Kotawaringin Barat merupakan sebuah kabupaten di Kalimantan Tengah yang pada Pemilihan Kepala Daerah (Pilkada) tahun 2010 pernah mencatatkan sebuah keputusan diskualifikasi oleh Mahkamah Konstitusi dengan berhasilnya pemohon saat itu meyakinkan majelis hakim MK. Terlepas dari  perdebatan publik pasca keputusan dimaksud, langkah pemohon bersama kuasa hukumnya dalam menyakinkan majelis hakim saat itu dengan 68 orang saksi patut menjadi pembelajaran bagi kita semua. Putusan Mahkamah Agung nomor Nomor 45/PHPU.D-VIII/2010, terhadap perkara Perselisihan Hasil  Pemilihan  Umum  Kepala  Daerah  dan  Wakil  Kepala  Daerah  Kabupaten Kotawaringin Barat  Tahun 2010, yang diajukan oleh Dr. H. Ujang Iskandar, ST., M.Si dan Bambang Purwanto, S.ST., amat menggoncangkan banyak pihak. Bagaimana tidak, H.Sugianto dan H. Eko Soemarno,SH sebagai Paslon nomor urut 1 telah berhasil memperoleh suara tertinggi dengan 67.199 suara atau 54,87% kemudian disusul oleh Dr.H.Ujang Iskandar,ST.,M.SI dan Bambang Purwanto,S.ST., dengan perolehan 55.281 suara atau sejumlah 45,13 % dari suara sah.

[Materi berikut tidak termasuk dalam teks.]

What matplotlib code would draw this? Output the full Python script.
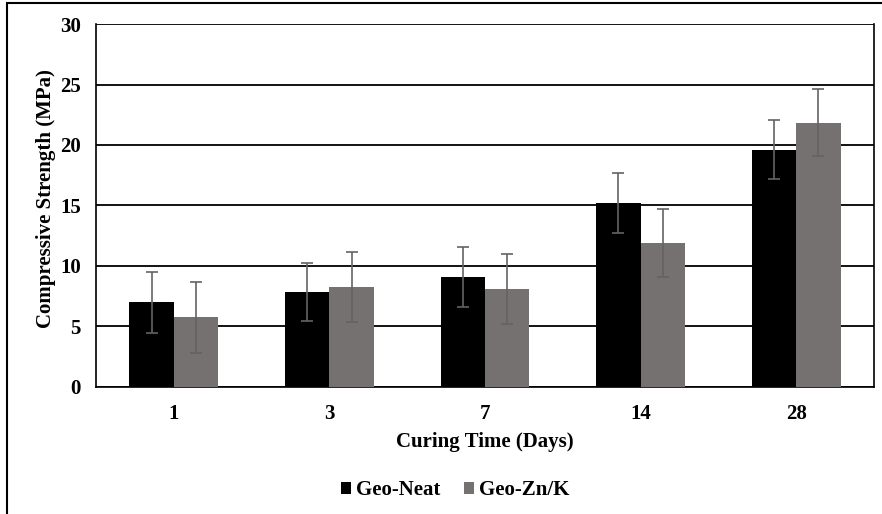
import numpy as np
import matplotlib.pyplot as plt
from matplotlib.patches import Rectangle

# данные с графика
days = ['1', '3', '7', '14', '28']
neat = [7.0, 7.85, 9.1, 15.2, 19.6]
neat_err = [2.5, 2.4, 2.5, 2.5, 2.45]
znk = [5.75, 8.25, 8.1, 11.9, 21.85]
znk_err = [2.9, 2.9, 2.9, 2.85, 2.8]

plt.rcParams['font.family'] = ['Liberation Serif', 'DejaVu Serif']
plt.rcParams['font.weight'] = 'bold'
fs = 15

fig = plt.figure(figsize=(8.82, 5.14), dpi=100)
ax = fig.add_axes([0.1088, 0.2471, 0.8822, 0.7062])

x = np.arange(len(days))
w = 0.285
err_kw = dict(ecolor='#636363', elinewidth=1.2, capsize=4, capthick=1.2)
ax.bar(x - w / 2, neat, w, yerr=neat_err, color='black', label='Geo-Neat',
       error_kw=err_kw, zorder=3)
ax.bar(x + w / 2, znk, w, yerr=znk_err, color='#767171', label='Geo-Zn/K',
       error_kw=err_kw, zorder=3)

ax.set_xlim(-0.5, len(days) - 0.5)
ax.set_ylim(0, 30)
ax.set_yticks(range(0, 31, 5))
ax.set_xticks(x)
ax.set_xticklabels(days)
ax.tick_params(length=0, labelsize=fs)
ax.tick_params(axis='x', pad=12)
ax.tick_params(axis='y', pad=11)
ax.grid(True, axis='y', color='black', linewidth=1.3, zorder=0)
ax.set_axisbelow(True)
for s in ['left', 'right', 'bottom']:
    ax.spines[s].set_linewidth(1.2)
ax.spines['top'].set_visible(False)

ax.set_xlabel('Curing Time (Days)', fontsize=fs, fontweight='bold')
ax.xaxis.set_label_coords(0.5, -0.125)
ax.set_ylabel('Compressive Strength (MPa)', fontsize=fs, fontweight='bold')
ax.yaxis.set_label_coords(-0.051, 0.52)

fig.legend(loc='center', bbox_to_anchor=(0.516, 0.046), ncol=2, frameon=False,
           fontsize=fs, handlelength=0.5, handleheight=0.5, handletextpad=0.25,
           columnspacing=1.1)

# рамка всей диаграммы
fig.patches.append(Rectangle((7 / 882, -0.1), 1.2, 1 - 3 / 514 + 0.1,
                             transform=fig.transFigure, fill=False,
                             edgecolor='black', linewidth=1.5))

fig.savefig('out.png', dpi=100)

Hal ini dimuat dalam Surat Keputusan Komisi Pemilihan Umum (KPU) kabupaten Kotawaringin Barat nomor 62/Kpts-KPU-020.435792/2010. Tentang Penetapan Hasil Perolehan Suara Pasangan Calon Bupati dan Wakil Bupati dalam Pemilihan Bupati dan Wakil Bupati Kotawaringin Barat dalam Pemilihan Umum Bupati dan Wakil Bupati Kotawaringin Barat tahun 2010 tertanggal 12 Juni 2010,serta Surat Keputusan Komisi Pemilihan Umum Kabupaten Kotawaringin Barat Nomor 63/kpts-kpu-020.435792/2010 tentang Penetapan Pasangan Calon  Bupati Dan Wakil Bupati Kotawaringin Barat Tahun 2010 sebagai Pasangan Calon Terpilih Kepala Daerah Dan Wakil Kepala Daerah Kabupaten Kotawaringin Barat Tahun 2010 dengan perolehan suara sah sebesar 67.199 suara atau sebesar 54,87 %, perolehan suara mana jauh melebihi perolehan suara Pemohon yang hanya sebesar 55.281, dimana terdapat selisih yang sangat signifikan, yakni sebesar 11.918 suara.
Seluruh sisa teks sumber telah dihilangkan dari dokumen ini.